INDIANAPOLIS, Ind. (Nov. 17, 2015) – CBS4 spent 2 weeks investigating drivers blatantly breaking the law right outside of the Marion County Traffic Court.
“You know, and I know everybody in here don’t got license. They done drove here while suspended and they driving away while suspended,” said one suspended driver we stopped coming out of court.
We watched half a dozen drivers each day appear in court for driving on a suspended license, then walk right out to the parking lot and drive away.
Judge Marcel Pratt presides over traffic court, and he’s heard every excuse in the book.
“Oh no judge, my mothers in the car waiting for me. Sheriffs come back in, no mother was in the car. Oh no judge, I didn’t driver. Yes you did. And they tell me right in front of my face and then walk out the door,” said Judge Pratt.
Driving with a suspended license could mean a year in jail and up to a $5,000 fine. Judge Pratt believes the situation is serious, but he has to weigh whether the punishment fits the crime.
“You look at the punishment behind what they’re doing. Do you want to sanction someone with jail who is either unemployed, under employed, supporting a family,” said Judge Pratt. “Losing their job is going to make it harder for them to pay the tickets to resolve the issue. It’s like a rock in a hard place.”

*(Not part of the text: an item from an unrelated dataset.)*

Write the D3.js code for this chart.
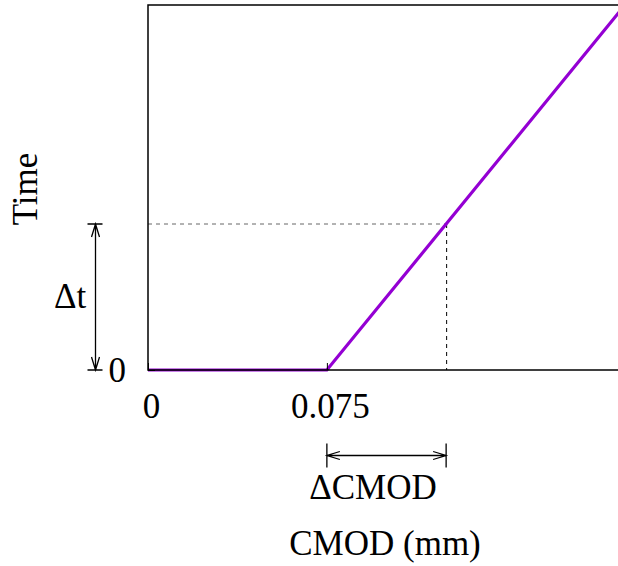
<!DOCTYPE html>
<html>
<head>
<meta charset="utf-8">
<script src="https://cdn.jsdelivr.net/npm/d3@7"></script>
<style>
	body { margin: 0; background: #fff; }
	text { font-family: "Liberation Serif", "Times New Roman", serif; font-size: 35px; fill: #000; }
</style>
</head>
<body>
<svg id="chart" width="618" height="566"></svg>
<script>

// curve: CMOD (mm) vs time (relative)
var cmodValues	= [0, 0.075, 0.2];
var timeValues	= [0, 0, 1];

var xTicks		= [0, 0.075];
var xTickLabels	= ["0", "0.075"];
var yTicks		= [0];
var yTickLabels	= ["0"];

// reading point used for the Δ annotations
var cmodRead	= 0.125;
var timeRead	= 0.4;

var LINE_COLOR	= "#9400d3";

function arrowPath(x1, y1, x2, y2, len, half) {

	var dx = x2 - x1, dy = y2 - y1;
	var d = Math.sqrt(dx * dx + dy * dy);
	var ux = dx / d, uy = dy / d;
	var px = -uy, py = ux;

	function head(x, y, sx, sy) {
		return "M" + (x + sx * len + px * half) + "," + (y + sy * len + py * half) +
			"L" + x + "," + y +
			"L" + (x + sx * len - px * half) + "," + (y + sy * len - py * half);
	}

	return "M" + x1 + "," + y1 + "L" + x2 + "," + y2 +
		head(x1, y1, ux, uy) + head(x2, y2, -ux, -uy);
}

function main() {

	var svg = d3.select("#chart");

	var x = d3.scaleLinear().domain([0, 0.2]).range([148, 625]);
	var y = d3.scaleLinear().domain([0, 1]).range([370, 5]);

	// guide lines to the reading point
	svg.append("line")
		.attr("x1", x(0)).attr("x2", x(cmodRead))
		.attr("y1", y(timeRead)).attr("y2", y(timeRead))
		.attr("stroke", "#666").attr("stroke-width", 1)
		.attr("stroke-dasharray", "4,4");

	svg.append("line")
		.attr("x1", x(cmodRead) + 0.5).attr("x2", x(cmodRead) + 0.5)
		.attr("y1", y(timeRead)).attr("y2", y(0))
		.attr("stroke", "#000").attr("stroke-width", 1)
		.attr("stroke-dasharray", "4,4");

	var line = d3.line()
		.x(function(d) { return x(d[0]); })
		.y(function(d) { return y(d[1]); });

	svg.append("path")
		.datum(d3.zip(cmodValues, timeValues))
		.attr("d", line)
		.attr("fill", "none")
		.attr("stroke", LINE_COLOR)
		.attr("stroke-width", 3.2);

	// frame
	svg.append("rect")
		.attr("x", x(0)).attr("y", y(1))
		.attr("width", x(0.2) - x(0)).attr("height", y(0) - y(1))
		.attr("fill", "none")
		.attr("stroke", "#000").attr("stroke-width", 1.5);

	var xAxis = svg.append("g")
		.attr("transform", "translate(0," + y(0) + ")")
		.call(d3.axisBottom(x).tickValues(xTicks)
			.tickFormat(function(d, i) { return xTickLabels[i]; })
			.tickSize(-7).tickPadding(23));

	var yAxis = svg.append("g")
		.attr("transform", "translate(" + x(0) + ",0)")
		.call(d3.axisLeft(y).tickValues(yTicks)
			.tickFormat(function(d, i) { return yTickLabels[i]; })
			.tickSize(-7).tickPadding(22));

	[xAxis, yAxis].forEach(function(g) {
		g.select(".domain").remove();
		g.selectAll(".tick line").attr("stroke", "#000").attr("stroke-width", 1);
		g.selectAll(".tick text")
			.style("font-family", "Liberation Serif, serif")
			.style("font-size", "35px")
			.attr("fill", "#000");
	});
	xAxis.selectAll(".tick text").attr("dx", 3);

	// Δt dimension arrow
	var ax = 95.5;
	svg.append("path")
		.attr("d", arrowPath(ax, y(timeRead), ax, y(0), 13, 4) +
			"M" + (ax - 8) + "," + y(timeRead) + "H" + (ax + 7) +
			"M" + (ax - 8) + "," + y(0) + "H" + (ax + 7))
		.attr("fill", "none").attr("stroke", "#000").attr("stroke-width", 1.3);

	svg.append("text")
		.attr("x", 54).attr("y", 308)
		.text("\u0394t");

	// ΔCMOD dimension arrow
	var ay = 455.5;
	svg.append("path")
		.attr("d", arrowPath(x(0.075), ay, x(cmodRead), ay, 13, 4) +
			"M" + x(0.075) + "," + (ay - 12) + "V" + (ay + 12) +
			"M" + x(cmodRead) + "," + (ay - 12) + "V" + (ay + 12))
		.attr("fill", "none").attr("stroke", "#000").attr("stroke-width", 1.3);

	svg.append("text")
		.attr("x", 373).attr("y", 499)
		.attr("text-anchor", "middle")
		.text("\u0394CMOD");

	// axis titles
	svg.append("text")
		.attr("x", 385).attr("y", 555)
		.attr("text-anchor", "middle")
		.text("CMOD (mm)");

	svg.append("text")
		.attr("transform", "translate(37,189) rotate(-90)")
		.attr("text-anchor", "middle")
		.text("Time");
}

main();
</script>
</body>
</html>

But these suspended, and therefore uninsured, drivers are putting everyone else in a hard place every time they get behind the wheel. CBS4 started digging to find out how they’re getting away with it and who is responsible.
The Marion County Sheriff’s Office staffs traffic court, but it turns out there’s a fine line over who is responsible for the parking lot.
“Those court line deputies are not to leave that facility. That’s their responsibility. Were they to follow individuals to the parking lot or beyond that, that’s not what their responsibility is,” said Lt. Col. Louis Dezelan with the Marion County Sheriff’s Office.
Legally, the parking lot is IMPD’s jurisdiction. The problem is officers cannot stop people without cause, and it’s the deputies who see these suspended drivers walking out of court.
The issue comes down to communication between agencies.
“I think we’ve started that based on your report, and I have talked to people at IMPD,” said Dezelan.
IMPD responded to the CBS4 investigation and started working with the deputies.
“We’re out here today after learning from what you told us about the individuals leaving traffic court after they’ve been told by the judge not to drive because they’re suspended. We’re trying to basically put a stop to that,” said IMPD Officer Andrew Hannaford.
We saw officers stop two suspended drivers who drove away from court, and both were issued summons to return to court. Officers towed one of the cars, the driver had 16 suspensions and 12 convictions for driving while suspended.
“You can write tickets all day long, they’re not gonna pay them,” said Hannaford. “But as soon as you take away their wheels, that’s when you hurt them in the pocket book.”